= Problem description =
Leave the pictures out and quote every line from the start of the listing to the line with "const panelNames = ['CPC", inclusive.

-- BEGIN Source data --

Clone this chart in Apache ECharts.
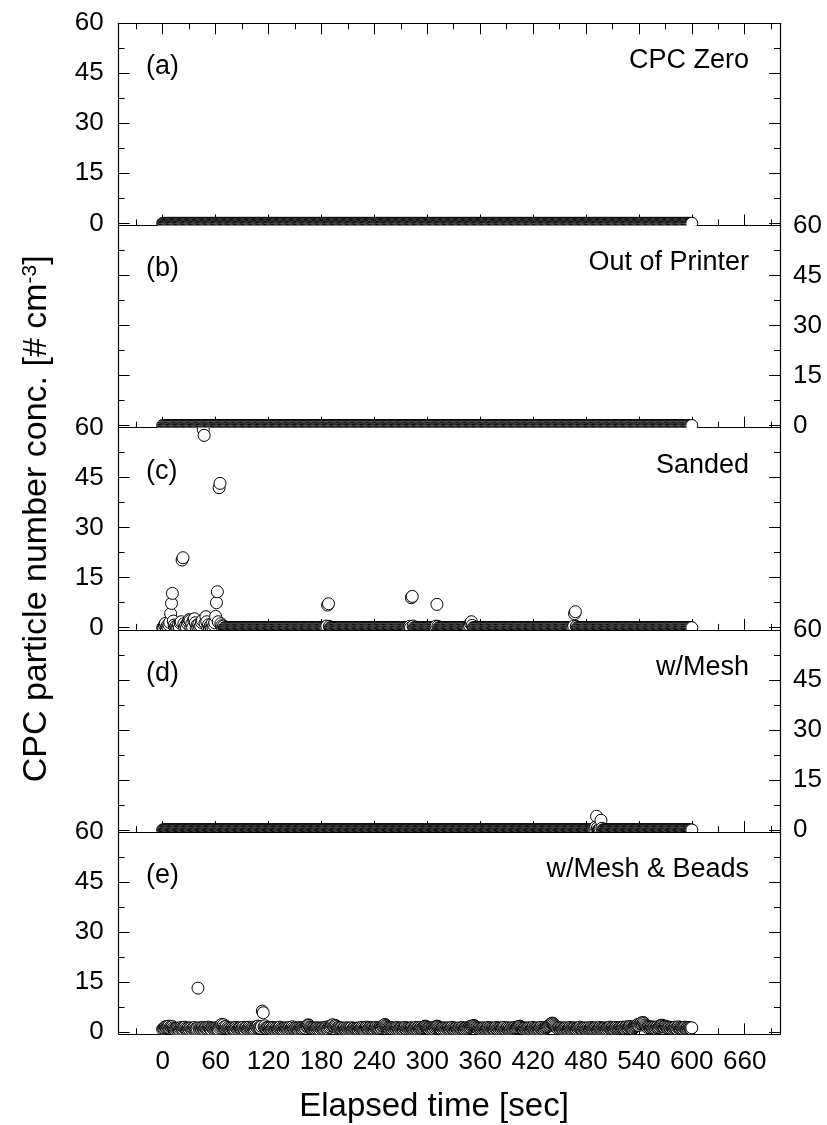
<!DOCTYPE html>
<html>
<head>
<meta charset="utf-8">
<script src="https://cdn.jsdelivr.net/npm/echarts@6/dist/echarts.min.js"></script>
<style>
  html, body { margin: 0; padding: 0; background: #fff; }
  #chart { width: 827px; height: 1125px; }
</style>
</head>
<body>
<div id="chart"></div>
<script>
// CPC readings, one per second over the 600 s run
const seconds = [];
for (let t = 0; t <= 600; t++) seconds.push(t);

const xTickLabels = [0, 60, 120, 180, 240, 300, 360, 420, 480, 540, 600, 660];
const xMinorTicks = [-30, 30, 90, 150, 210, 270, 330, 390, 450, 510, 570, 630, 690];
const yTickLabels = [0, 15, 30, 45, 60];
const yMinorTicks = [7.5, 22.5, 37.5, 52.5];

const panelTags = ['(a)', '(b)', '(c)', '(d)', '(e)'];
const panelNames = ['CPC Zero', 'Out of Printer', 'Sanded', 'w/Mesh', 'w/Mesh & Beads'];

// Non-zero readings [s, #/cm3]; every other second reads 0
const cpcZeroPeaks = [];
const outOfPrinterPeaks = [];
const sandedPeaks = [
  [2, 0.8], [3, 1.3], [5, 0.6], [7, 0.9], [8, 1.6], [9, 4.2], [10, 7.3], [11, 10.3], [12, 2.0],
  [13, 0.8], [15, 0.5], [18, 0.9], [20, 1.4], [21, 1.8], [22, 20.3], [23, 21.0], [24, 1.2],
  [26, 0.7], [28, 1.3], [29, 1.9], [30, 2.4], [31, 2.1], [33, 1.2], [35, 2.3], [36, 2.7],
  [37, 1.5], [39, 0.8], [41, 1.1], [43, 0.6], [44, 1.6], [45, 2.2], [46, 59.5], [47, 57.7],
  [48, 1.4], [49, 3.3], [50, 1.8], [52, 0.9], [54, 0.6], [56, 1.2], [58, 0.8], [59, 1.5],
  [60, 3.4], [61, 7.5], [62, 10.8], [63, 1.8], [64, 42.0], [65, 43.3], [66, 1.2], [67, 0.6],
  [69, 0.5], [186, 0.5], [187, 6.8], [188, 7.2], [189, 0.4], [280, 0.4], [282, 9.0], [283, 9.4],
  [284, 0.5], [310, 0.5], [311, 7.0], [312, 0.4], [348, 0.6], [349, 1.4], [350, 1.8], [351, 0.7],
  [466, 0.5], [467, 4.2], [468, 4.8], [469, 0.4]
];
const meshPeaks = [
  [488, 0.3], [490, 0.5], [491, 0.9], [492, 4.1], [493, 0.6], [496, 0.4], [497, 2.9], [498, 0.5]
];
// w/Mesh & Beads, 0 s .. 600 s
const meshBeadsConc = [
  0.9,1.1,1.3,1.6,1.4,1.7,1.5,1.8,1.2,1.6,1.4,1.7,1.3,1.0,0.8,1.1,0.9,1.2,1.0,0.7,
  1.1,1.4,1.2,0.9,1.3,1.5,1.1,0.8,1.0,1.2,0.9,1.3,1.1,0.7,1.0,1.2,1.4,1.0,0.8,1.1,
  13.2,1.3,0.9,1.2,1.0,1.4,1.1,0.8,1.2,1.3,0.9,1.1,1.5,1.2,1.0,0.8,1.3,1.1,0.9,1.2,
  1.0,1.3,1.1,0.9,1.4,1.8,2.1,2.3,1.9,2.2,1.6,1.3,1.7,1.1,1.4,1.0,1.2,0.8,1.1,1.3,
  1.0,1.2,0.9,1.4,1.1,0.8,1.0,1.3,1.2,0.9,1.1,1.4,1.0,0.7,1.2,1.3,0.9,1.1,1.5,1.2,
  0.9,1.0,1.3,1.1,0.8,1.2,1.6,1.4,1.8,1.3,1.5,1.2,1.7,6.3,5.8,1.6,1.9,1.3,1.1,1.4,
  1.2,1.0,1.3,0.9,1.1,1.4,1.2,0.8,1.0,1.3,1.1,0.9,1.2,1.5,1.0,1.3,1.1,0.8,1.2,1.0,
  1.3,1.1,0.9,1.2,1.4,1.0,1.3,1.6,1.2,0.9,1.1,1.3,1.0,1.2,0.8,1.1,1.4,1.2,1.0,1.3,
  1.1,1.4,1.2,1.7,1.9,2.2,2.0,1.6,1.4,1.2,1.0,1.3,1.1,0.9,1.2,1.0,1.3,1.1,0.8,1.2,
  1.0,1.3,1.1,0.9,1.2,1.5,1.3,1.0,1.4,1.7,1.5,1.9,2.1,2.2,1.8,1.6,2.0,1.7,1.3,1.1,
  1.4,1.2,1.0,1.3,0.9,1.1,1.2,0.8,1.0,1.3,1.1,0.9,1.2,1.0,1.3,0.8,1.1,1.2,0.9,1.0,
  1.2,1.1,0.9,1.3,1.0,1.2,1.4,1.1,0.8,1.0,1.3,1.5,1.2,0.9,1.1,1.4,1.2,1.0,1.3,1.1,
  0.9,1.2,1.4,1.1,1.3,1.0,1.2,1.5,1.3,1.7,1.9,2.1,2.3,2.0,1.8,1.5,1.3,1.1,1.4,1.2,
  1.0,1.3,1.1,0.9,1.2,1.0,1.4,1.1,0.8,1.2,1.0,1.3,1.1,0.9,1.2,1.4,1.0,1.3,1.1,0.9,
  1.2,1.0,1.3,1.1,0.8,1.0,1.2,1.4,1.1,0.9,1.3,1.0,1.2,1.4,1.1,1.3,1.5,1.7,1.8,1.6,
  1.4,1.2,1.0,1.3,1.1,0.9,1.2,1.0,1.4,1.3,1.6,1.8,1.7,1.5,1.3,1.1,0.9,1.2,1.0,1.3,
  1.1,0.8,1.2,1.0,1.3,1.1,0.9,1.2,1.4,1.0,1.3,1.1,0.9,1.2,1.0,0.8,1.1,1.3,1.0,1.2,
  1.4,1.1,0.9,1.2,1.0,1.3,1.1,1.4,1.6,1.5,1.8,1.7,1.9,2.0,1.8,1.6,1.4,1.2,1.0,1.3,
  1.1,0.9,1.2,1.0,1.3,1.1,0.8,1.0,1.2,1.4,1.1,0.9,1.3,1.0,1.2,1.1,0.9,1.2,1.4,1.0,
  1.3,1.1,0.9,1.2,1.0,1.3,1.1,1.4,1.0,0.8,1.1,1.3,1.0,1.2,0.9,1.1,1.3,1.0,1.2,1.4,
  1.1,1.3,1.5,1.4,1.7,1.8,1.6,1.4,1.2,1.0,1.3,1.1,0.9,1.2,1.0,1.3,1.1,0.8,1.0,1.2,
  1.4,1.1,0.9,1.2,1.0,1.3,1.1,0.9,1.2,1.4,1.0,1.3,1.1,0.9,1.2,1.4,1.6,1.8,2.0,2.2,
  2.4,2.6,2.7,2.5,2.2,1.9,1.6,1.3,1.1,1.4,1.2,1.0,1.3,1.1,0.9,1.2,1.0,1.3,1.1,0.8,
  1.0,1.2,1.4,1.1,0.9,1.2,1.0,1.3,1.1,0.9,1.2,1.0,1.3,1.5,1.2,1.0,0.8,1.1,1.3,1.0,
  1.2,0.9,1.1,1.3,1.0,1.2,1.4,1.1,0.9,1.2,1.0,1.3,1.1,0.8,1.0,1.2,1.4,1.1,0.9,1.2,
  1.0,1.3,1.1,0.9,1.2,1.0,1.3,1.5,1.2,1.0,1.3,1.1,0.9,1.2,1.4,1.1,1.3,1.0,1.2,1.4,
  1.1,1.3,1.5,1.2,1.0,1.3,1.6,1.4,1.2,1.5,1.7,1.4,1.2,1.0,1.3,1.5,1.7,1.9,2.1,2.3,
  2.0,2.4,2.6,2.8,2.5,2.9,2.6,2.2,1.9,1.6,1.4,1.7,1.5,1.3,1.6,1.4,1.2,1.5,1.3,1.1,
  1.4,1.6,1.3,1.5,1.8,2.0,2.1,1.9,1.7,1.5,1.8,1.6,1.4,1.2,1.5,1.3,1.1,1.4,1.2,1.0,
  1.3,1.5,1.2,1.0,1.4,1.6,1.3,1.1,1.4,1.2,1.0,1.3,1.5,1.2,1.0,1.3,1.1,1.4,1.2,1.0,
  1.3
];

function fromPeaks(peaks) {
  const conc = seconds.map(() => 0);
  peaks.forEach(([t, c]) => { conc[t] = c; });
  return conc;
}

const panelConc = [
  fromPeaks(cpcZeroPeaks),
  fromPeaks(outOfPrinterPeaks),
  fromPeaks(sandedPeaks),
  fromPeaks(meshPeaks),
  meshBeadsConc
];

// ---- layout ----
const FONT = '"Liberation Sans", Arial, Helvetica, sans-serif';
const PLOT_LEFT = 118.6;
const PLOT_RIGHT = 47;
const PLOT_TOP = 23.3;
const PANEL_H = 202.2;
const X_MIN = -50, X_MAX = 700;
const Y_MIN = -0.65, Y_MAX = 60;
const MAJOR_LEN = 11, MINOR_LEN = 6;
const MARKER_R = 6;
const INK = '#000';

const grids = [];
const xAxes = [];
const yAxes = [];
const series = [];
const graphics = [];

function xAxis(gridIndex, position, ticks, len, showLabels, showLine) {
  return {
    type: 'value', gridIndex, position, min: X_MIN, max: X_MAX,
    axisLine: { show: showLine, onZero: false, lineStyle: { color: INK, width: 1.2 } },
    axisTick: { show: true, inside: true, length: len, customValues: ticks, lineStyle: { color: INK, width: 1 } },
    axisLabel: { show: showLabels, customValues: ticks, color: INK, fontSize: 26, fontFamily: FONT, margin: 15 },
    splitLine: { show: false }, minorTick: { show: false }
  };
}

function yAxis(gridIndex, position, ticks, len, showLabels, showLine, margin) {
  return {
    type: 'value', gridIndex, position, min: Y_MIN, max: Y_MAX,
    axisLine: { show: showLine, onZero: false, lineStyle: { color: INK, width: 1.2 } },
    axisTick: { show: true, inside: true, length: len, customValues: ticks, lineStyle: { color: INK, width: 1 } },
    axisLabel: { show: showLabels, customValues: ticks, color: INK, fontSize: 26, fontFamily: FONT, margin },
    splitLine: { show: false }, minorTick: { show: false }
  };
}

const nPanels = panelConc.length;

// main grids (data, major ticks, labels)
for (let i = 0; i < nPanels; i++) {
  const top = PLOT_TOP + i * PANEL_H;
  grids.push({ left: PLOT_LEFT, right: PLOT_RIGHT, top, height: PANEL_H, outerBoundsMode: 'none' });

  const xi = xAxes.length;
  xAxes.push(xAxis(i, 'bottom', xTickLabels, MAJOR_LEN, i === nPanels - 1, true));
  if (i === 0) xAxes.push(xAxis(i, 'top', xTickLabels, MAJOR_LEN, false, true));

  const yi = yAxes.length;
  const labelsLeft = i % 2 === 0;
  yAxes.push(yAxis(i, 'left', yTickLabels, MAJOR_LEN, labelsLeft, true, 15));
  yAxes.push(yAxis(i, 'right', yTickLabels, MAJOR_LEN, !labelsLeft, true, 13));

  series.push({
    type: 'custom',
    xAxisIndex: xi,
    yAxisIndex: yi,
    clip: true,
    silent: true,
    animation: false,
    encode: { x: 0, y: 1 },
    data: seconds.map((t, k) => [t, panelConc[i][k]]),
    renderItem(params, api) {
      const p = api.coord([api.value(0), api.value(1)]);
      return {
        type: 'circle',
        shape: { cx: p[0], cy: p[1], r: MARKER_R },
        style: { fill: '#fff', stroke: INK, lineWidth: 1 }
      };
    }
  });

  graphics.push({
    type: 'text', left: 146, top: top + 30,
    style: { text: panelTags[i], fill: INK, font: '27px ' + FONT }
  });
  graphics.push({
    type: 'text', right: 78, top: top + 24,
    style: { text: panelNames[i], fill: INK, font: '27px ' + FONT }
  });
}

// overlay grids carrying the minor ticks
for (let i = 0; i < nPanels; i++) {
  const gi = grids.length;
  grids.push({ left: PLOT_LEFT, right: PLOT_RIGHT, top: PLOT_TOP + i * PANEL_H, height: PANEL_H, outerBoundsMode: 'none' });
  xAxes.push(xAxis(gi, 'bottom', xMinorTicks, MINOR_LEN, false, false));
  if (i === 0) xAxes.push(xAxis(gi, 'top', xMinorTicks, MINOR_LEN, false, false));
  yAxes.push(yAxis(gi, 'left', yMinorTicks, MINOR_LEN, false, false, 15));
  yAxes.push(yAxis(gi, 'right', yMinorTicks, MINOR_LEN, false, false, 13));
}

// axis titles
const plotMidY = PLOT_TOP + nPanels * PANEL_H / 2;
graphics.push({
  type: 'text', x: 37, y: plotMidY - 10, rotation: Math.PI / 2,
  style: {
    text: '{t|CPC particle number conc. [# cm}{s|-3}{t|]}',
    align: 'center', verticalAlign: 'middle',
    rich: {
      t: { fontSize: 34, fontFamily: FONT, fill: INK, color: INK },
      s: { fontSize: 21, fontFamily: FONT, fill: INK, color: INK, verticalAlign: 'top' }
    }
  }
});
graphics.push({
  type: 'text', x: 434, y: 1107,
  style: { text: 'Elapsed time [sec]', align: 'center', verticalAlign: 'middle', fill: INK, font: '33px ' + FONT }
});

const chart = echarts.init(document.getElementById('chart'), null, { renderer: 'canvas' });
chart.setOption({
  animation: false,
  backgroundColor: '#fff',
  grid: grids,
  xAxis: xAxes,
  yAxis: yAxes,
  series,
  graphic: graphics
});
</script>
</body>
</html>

-- END Source data --

= Full output =
Clone this chart in Apache ECharts.
<!DOCTYPE html>
<html>
<head>
<meta charset="utf-8">
<script src="https://cdn.jsdelivr.net/npm/echarts@6/dist/echarts.min.js"></script>
<style>
  html, body { margin: 0; padding: 0; background: #fff; }
  #chart { width: 827px; height: 1125px; }
</style>
</head>
<body>
<div id="chart"></div>
<script>
// CPC readings, one per second over the 600 s run
const seconds = [];
for (let t = 0; t <= 600; t++) seconds.push(t);

const xTickLabels = [0, 60, 120, 180, 240, 300, 360, 420, 480, 540, 600, 660];
const xMinorTicks = [-30, 30, 90, 150, 210, 270, 330, 390, 450, 510, 570, 630, 690];
const yTickLabels = [0, 15, 30, 45, 60];
const yMinorTicks = [7.5, 22.5, 37.5, 52.5];

const panelTags = ['(a)', '(b)', '(c)', '(d)', '(e)'];
const panelNames = ['CPC Zero', 'Out of Printer', 'Sanded', 'w/Mesh', 'w/Mesh & Beads'];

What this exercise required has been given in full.